WORK TO DO: Copy out the listing that follows exactly, dropping every picture.

>> begin INFORMATION SUPPLIED

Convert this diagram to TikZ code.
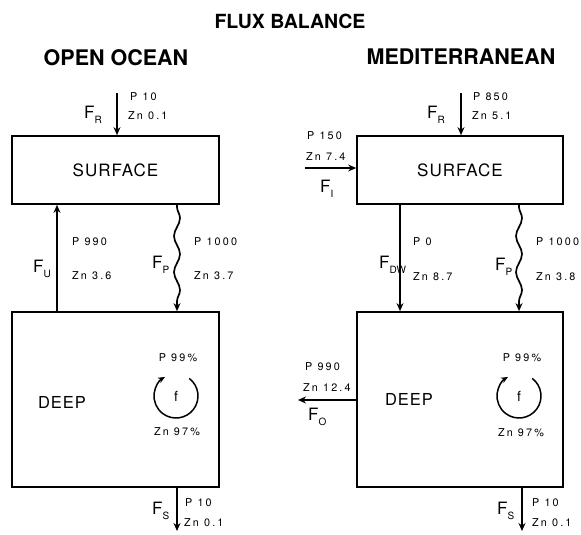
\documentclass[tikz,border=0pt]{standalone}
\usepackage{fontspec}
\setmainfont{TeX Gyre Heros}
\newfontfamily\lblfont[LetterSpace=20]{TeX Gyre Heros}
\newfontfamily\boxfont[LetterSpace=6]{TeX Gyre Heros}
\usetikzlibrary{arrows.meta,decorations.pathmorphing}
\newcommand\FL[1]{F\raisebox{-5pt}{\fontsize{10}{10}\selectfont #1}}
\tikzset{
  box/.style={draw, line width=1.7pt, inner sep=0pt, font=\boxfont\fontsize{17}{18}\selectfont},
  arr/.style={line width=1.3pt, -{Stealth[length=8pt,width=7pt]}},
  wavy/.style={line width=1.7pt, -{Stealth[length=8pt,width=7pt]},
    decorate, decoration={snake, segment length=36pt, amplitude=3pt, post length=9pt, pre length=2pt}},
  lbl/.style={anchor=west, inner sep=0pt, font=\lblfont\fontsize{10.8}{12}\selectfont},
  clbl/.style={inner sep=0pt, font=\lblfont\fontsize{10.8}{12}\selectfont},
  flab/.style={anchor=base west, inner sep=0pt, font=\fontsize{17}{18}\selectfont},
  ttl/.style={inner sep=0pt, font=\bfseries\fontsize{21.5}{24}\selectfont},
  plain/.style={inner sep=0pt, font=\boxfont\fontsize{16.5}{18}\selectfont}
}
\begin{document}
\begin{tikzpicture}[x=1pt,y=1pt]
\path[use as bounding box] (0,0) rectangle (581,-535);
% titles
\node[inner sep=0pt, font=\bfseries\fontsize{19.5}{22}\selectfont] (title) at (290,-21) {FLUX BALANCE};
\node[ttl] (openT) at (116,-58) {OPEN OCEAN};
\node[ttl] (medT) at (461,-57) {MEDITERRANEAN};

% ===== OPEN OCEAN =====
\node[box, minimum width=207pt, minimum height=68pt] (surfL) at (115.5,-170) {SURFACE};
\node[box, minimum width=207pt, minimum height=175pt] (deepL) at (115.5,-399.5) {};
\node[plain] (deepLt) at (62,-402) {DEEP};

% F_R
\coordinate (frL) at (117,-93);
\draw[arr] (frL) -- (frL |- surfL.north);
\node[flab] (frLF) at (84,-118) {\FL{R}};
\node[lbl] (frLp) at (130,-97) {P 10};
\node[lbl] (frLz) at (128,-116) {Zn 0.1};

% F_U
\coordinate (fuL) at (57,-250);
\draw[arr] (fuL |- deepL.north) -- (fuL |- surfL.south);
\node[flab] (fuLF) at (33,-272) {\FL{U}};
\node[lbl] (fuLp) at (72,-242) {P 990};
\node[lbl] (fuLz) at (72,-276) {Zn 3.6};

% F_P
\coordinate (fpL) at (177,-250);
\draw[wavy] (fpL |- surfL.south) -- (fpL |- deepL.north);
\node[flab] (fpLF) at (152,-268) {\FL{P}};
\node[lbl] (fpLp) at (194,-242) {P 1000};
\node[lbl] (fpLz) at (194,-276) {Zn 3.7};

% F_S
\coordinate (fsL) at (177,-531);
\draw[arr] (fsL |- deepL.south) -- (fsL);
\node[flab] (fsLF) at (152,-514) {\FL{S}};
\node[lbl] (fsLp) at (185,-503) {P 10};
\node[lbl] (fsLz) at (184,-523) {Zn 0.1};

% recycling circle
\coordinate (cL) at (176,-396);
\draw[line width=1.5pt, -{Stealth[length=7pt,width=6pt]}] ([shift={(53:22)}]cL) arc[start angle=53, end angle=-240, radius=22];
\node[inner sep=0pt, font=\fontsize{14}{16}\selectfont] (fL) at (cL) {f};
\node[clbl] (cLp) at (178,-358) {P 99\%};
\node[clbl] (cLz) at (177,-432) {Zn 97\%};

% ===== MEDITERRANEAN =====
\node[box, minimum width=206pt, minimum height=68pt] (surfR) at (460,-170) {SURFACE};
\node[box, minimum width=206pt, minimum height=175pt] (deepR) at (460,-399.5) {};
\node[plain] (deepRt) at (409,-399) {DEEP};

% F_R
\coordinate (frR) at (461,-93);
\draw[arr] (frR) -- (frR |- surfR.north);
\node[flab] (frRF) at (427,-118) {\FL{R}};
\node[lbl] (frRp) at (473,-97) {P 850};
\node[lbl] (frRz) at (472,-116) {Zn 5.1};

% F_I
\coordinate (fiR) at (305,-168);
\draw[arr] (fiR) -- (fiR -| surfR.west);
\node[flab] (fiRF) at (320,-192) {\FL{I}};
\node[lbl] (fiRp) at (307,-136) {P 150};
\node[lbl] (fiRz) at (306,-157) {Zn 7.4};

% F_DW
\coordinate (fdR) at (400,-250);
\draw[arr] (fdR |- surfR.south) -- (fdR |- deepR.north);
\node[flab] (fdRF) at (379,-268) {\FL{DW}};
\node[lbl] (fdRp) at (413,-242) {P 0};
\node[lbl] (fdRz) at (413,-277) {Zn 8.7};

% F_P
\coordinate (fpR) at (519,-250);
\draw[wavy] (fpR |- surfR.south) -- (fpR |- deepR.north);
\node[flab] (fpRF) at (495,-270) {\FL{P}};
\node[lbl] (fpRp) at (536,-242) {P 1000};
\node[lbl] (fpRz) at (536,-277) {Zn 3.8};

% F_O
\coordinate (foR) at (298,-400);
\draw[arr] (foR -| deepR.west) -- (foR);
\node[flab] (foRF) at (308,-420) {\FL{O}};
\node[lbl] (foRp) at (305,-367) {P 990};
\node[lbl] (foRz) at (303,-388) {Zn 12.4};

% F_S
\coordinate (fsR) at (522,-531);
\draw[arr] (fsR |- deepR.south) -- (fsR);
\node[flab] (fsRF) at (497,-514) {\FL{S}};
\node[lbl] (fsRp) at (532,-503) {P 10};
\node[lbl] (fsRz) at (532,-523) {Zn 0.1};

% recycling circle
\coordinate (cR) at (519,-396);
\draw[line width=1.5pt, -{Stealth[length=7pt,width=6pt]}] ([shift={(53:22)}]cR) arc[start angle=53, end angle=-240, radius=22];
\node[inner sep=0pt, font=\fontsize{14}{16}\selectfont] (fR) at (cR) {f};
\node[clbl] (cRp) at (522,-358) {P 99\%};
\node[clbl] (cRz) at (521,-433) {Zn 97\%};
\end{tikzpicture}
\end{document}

>> end INFORMATION SUPPLIED

ANSWER:
Convert this diagram to TikZ code.
\documentclass[tikz,border=0pt]{standalone}
\usepackage{fontspec}
\setmainfont{TeX Gyre Heros}
\newfontfamily\lblfont[LetterSpace=20]{TeX Gyre Heros}
\newfontfamily\boxfont[LetterSpace=6]{TeX Gyre Heros}
\usetikzlibrary{arrows.meta,decorations.pathmorphing}
\newcommand\FL[1]{F\raisebox{-5pt}{\fontsize{10}{10}\selectfont #1}}
\tikzset{
  box/.style={draw, line width=1.7pt, inner sep=0pt, font=\boxfont\fontsize{17}{18}\selectfont},
  arr/.style={line width=1.3pt, -{Stealth[length=8pt,width=7pt]}},
  wavy/.style={line width=1.7pt, -{Stealth[length=8pt,width=7pt]},
    decorate, decoration={snake, segment length=36pt, amplitude=3pt, post length=9pt, pre length=2pt}},
  lbl/.style={anchor=west, inner sep=0pt, font=\lblfont\fontsize{10.8}{12}\selectfont},
  clbl/.style={inner sep=0pt, font=\lblfont\fontsize{10.8}{12}\selectfont},
  flab/.style={anchor=base west, inner sep=0pt, font=\fontsize{17}{18}\selectfont},
  ttl/.style={inner sep=0pt, font=\bfseries\fontsize{21.5}{24}\selectfont},
  plain/.style={inner sep=0pt, font=\boxfont\fontsize{16.5}{18}\selectfont}
}
\begin{document}
\begin{tikzpicture}[x=1pt,y=1pt]
\path[use as bounding box] (0,0) rectangle (581,-535);
% titles
\node[inner sep=0pt, font=\bfseries\fontsize{19.5}{22}\selectfont] (title) at (290,-21) {FLUX BALANCE};
\node[ttl] (openT) at (116,-58) {OPEN OCEAN};
\node[ttl] (medT) at (461,-57) {MEDITERRANEAN};

% ===== OPEN OCEAN =====
\node[box, minimum width=207pt, minimum height=68pt] (surfL) at (115.5,-170) {SURFACE};
\node[box, minimum width=207pt, minimum height=175pt] (deepL) at (115.5,-399.5) {};
\node[plain] (deepLt) at (62,-402) {DEEP};

% F_R
\coordinate (frL) at (117,-93);
\draw[arr] (frL) -- (frL |- surfL.north);
\node[flab] (frLF) at (84,-118) {\FL{R}};
\node[lbl] (frLp) at (130,-97) {P 10};
\node[lbl] (frLz) at (128,-116) {Zn 0.1};

% F_U
\coordinate (fuL) at (57,-250);
\draw[arr] (fuL |- deepL.north) -- (fuL |- surfL.south);
\node[flab] (fuLF) at (33,-272) {\FL{U}};
\node[lbl] (fuLp) at (72,-242) {P 990};
\node[lbl] (fuLz) at (72,-276) {Zn 3.6};

% F_P
\coordinate (fpL) at (177,-250);
\draw[wavy] (fpL |- surfL.south) -- (fpL |- deepL.north);
\node[flab] (fpLF) at (152,-268) {\FL{P}};
\node[lbl] (fpLp) at (194,-242) {P 1000};
\node[lbl] (fpLz) at (194,-276) {Zn 3.7};

% F_S
\coordinate (fsL) at (177,-531);
\draw[arr] (fsL |- deepL.south) -- (fsL);
\node[flab] (fsLF) at (152,-514) {\FL{S}};
\node[lbl] (fsLp) at (185,-503) {P 10};
\node[lbl] (fsLz) at (184,-523) {Zn 0.1};

% recycling circle
\coordinate (cL) at (176,-396);
\draw[line width=1.5pt, -{Stealth[length=7pt,width=6pt]}] ([shift={(53:22)}]cL) arc[start angle=53, end angle=-240, radius=22];
\node[inner sep=0pt, font=\fontsize{14}{16}\selectfont] (fL) at (cL) {f};
\node[clbl] (cLp) at (178,-358) {P 99\%};
\node[clbl] (cLz) at (177,-432) {Zn 97\%};

% ===== MEDITERRANEAN =====
\node[box, minimum width=206pt, minimum height=68pt] (surfR) at (460,-170) {SURFACE};
\node[box, minimum width=206pt, minimum height=175pt] (deepR) at (460,-399.5) {};
\node[plain] (deepRt) at (409,-399) {DEEP};

% F_R
\coordinate (frR) at (461,-93);
\draw[arr] (frR) -- (frR |- surfR.north);
\node[flab] (frRF) at (427,-118) {\FL{R}};
\node[lbl] (frRp) at (473,-97) {P 850};
\node[lbl] (frRz) at (472,-116) {Zn 5.1};

% F_I
\coordinate (fiR) at (305,-168);
\draw[arr] (fiR) -- (fiR -| surfR.west);
\node[flab] (fiRF) at (320,-192) {\FL{I}};
\node[lbl] (fiRp) at (307,-136) {P 150};
\node[lbl] (fiRz) at (306,-157) {Zn 7.4};

% F_DW
\coordinate (fdR) at (400,-250);
\draw[arr] (fdR |- surfR.south) -- (fdR |- deepR.north);
\node[flab] (fdRF) at (379,-268) {\FL{DW}};
\node[lbl] (fdRp) at (413,-242) {P 0};
\node[lbl] (fdRz) at (413,-277) {Zn 8.7};

% F_P
\coordinate (fpR) at (519,-250);
\draw[wavy] (fpR |- surfR.south) -- (fpR |- deepR.north);
\node[flab] (fpRF) at (495,-270) {\FL{P}};
\node[lbl] (fpRp) at (536,-242) {P 1000};
\node[lbl] (fpRz) at (536,-277) {Zn 3.8};

% F_O
\coordinate (foR) at (298,-400);
\draw[arr] (foR -| deepR.west) -- (foR);
\node[flab] (foRF) at (308,-420) {\FL{O}};
\node[lbl] (foRp) at (305,-367) {P 990};
\node[lbl] (foRz) at (303,-388) {Zn 12.4};

% F_S
\coordinate (fsR) at (522,-531);
\draw[arr] (fsR |- deepR.south) -- (fsR);
\node[flab] (fsRF) at (497,-514) {\FL{S}};
\node[lbl] (fsRp) at (532,-503) {P 10};
\node[lbl] (fsRz) at (532,-523) {Zn 0.1};

% recycling circle
\coordinate (cR) at (519,-396);
\draw[line width=1.5pt, -{Stealth[length=7pt,width=6pt]}] ([shift={(53:22)}]cR) arc[start angle=53, end angle=-240, radius=22];
\node[inner sep=0pt, font=\fontsize{14}{16}\selectfont] (fR) at (cR) {f};
\node[clbl] (cRp) at (522,-358) {P 99\%};
\node[clbl] (cRz) at (521,-433) {Zn 97\%};
\end{tikzpicture}
\end{document}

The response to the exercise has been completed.